**MATERIAL:**
● ● ● ● ●

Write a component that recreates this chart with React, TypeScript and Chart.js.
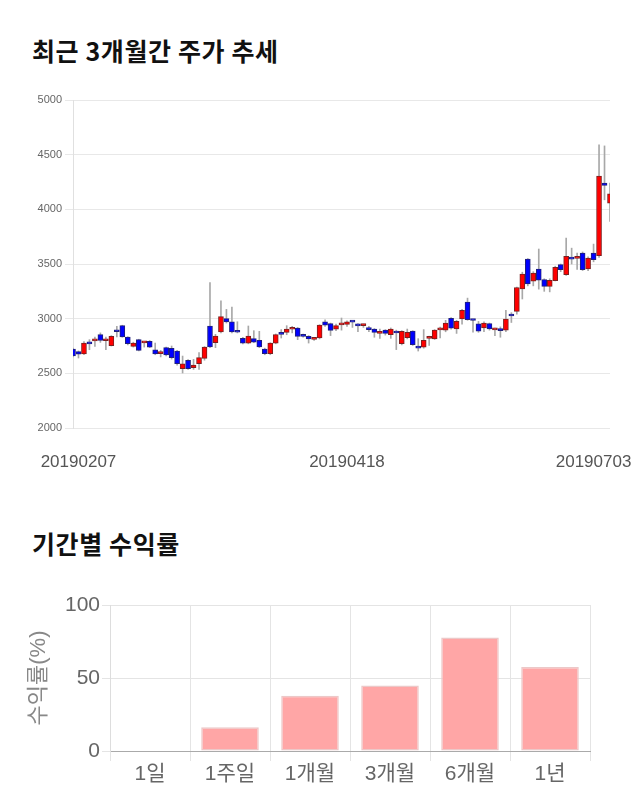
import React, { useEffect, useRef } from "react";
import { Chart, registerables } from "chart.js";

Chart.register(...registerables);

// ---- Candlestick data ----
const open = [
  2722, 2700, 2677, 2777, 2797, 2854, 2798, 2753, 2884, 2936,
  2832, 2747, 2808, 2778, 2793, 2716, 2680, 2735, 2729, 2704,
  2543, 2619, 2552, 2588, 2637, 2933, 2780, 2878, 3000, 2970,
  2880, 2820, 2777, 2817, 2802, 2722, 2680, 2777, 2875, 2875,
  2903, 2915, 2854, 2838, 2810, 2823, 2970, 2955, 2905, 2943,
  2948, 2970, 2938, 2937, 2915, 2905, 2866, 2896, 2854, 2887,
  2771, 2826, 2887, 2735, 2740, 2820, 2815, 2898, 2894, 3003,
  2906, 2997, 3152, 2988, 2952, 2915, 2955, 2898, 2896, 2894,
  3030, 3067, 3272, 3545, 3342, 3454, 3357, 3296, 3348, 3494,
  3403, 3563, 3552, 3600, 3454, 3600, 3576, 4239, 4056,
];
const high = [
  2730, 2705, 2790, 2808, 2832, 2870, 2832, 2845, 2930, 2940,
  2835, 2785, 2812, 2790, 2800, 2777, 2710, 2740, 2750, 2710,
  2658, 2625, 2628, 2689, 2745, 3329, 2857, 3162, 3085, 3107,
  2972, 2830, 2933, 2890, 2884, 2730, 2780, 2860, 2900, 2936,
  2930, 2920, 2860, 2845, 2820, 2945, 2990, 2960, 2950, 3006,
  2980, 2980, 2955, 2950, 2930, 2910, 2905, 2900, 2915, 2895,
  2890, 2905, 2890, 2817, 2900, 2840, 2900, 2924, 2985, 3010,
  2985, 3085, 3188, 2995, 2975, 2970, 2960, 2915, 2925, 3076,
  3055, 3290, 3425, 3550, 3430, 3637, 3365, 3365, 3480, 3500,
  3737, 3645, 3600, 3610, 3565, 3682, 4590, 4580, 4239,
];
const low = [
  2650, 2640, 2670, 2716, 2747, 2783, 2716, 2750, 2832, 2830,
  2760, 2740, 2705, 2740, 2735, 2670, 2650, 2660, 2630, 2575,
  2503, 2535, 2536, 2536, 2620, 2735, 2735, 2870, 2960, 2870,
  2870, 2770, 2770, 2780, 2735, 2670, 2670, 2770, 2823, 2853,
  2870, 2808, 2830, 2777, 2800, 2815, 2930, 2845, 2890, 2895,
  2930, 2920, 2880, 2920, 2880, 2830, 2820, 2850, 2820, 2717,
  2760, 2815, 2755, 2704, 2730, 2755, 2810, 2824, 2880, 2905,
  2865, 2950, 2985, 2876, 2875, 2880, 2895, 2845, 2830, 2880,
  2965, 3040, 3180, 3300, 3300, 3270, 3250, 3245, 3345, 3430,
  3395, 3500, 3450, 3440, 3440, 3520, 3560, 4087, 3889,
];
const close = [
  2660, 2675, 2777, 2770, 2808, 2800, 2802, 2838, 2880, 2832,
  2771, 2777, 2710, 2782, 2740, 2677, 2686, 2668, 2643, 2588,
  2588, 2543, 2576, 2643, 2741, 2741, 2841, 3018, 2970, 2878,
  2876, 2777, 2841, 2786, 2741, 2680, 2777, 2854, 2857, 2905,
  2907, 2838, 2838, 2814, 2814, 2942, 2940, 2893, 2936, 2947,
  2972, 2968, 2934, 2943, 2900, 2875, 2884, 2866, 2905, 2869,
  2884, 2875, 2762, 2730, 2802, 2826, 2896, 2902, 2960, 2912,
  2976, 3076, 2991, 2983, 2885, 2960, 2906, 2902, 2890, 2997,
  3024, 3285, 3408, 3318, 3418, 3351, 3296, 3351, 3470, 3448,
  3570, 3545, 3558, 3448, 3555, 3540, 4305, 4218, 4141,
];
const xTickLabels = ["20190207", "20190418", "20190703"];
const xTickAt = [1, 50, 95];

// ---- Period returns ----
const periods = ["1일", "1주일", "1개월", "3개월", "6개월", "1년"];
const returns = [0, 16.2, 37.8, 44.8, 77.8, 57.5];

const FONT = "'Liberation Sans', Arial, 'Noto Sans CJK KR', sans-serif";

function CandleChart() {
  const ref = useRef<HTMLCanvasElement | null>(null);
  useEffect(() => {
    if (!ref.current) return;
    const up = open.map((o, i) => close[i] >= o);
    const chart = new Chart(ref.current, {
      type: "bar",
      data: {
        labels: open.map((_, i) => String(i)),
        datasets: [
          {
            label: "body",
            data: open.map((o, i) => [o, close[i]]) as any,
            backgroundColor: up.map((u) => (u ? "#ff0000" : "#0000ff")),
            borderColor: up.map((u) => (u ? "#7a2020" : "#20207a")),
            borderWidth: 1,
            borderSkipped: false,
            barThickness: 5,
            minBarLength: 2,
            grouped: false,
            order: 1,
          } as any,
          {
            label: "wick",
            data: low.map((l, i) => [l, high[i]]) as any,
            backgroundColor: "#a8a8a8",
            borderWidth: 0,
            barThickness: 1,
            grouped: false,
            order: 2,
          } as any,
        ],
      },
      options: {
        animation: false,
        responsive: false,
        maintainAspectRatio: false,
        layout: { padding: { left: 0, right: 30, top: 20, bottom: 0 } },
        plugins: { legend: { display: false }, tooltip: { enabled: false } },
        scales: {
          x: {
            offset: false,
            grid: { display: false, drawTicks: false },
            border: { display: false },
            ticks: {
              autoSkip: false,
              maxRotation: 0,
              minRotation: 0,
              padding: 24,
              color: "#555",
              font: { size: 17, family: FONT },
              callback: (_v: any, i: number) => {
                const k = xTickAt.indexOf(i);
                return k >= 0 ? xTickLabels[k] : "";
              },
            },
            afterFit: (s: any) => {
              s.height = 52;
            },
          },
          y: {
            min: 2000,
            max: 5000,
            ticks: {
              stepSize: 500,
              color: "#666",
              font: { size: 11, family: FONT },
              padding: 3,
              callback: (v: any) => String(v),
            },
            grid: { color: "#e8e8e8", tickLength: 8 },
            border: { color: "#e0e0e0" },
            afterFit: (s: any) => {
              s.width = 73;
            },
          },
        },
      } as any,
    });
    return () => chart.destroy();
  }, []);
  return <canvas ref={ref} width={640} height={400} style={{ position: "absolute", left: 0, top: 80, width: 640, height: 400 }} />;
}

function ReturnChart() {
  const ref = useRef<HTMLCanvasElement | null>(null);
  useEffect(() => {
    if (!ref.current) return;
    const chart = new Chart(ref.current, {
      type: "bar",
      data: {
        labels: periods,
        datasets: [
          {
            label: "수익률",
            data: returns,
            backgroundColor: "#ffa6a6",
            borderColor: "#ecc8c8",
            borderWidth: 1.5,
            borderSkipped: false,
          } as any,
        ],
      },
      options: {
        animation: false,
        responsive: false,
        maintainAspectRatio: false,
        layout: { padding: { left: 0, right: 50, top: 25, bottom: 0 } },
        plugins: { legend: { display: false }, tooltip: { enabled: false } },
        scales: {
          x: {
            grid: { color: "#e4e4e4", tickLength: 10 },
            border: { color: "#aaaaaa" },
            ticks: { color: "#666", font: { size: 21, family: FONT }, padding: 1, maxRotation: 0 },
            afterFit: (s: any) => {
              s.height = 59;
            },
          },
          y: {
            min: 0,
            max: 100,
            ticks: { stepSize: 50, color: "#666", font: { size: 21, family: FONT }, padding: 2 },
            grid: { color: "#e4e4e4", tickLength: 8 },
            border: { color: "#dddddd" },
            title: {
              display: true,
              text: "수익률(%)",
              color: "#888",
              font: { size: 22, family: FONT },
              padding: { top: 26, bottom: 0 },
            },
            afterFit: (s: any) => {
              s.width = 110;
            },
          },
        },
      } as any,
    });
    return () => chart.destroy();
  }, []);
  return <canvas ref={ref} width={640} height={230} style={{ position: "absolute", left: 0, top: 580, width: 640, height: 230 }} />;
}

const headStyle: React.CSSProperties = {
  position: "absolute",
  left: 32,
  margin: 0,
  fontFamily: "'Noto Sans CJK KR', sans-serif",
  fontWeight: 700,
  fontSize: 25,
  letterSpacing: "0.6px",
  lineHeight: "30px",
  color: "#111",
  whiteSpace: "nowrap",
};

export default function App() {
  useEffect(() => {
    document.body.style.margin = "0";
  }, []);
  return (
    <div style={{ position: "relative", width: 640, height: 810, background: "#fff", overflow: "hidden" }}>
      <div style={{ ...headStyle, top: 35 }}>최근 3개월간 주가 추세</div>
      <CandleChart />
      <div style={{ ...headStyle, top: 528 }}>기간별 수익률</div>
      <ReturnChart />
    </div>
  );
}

● ● ● ● ●

**TASK TO COMPLETE:** Give again, word for word, every line from the top of the data through the line with "Chart.register(...registerables);", both ends included, and exclude the pictures.

**FINAL RESULT:**
Write a component that recreates this chart with React, TypeScript and Chart.js.
import React, { useEffect, useRef } from "react";
import { Chart, registerables } from "chart.js";

Chart.register(...registerables);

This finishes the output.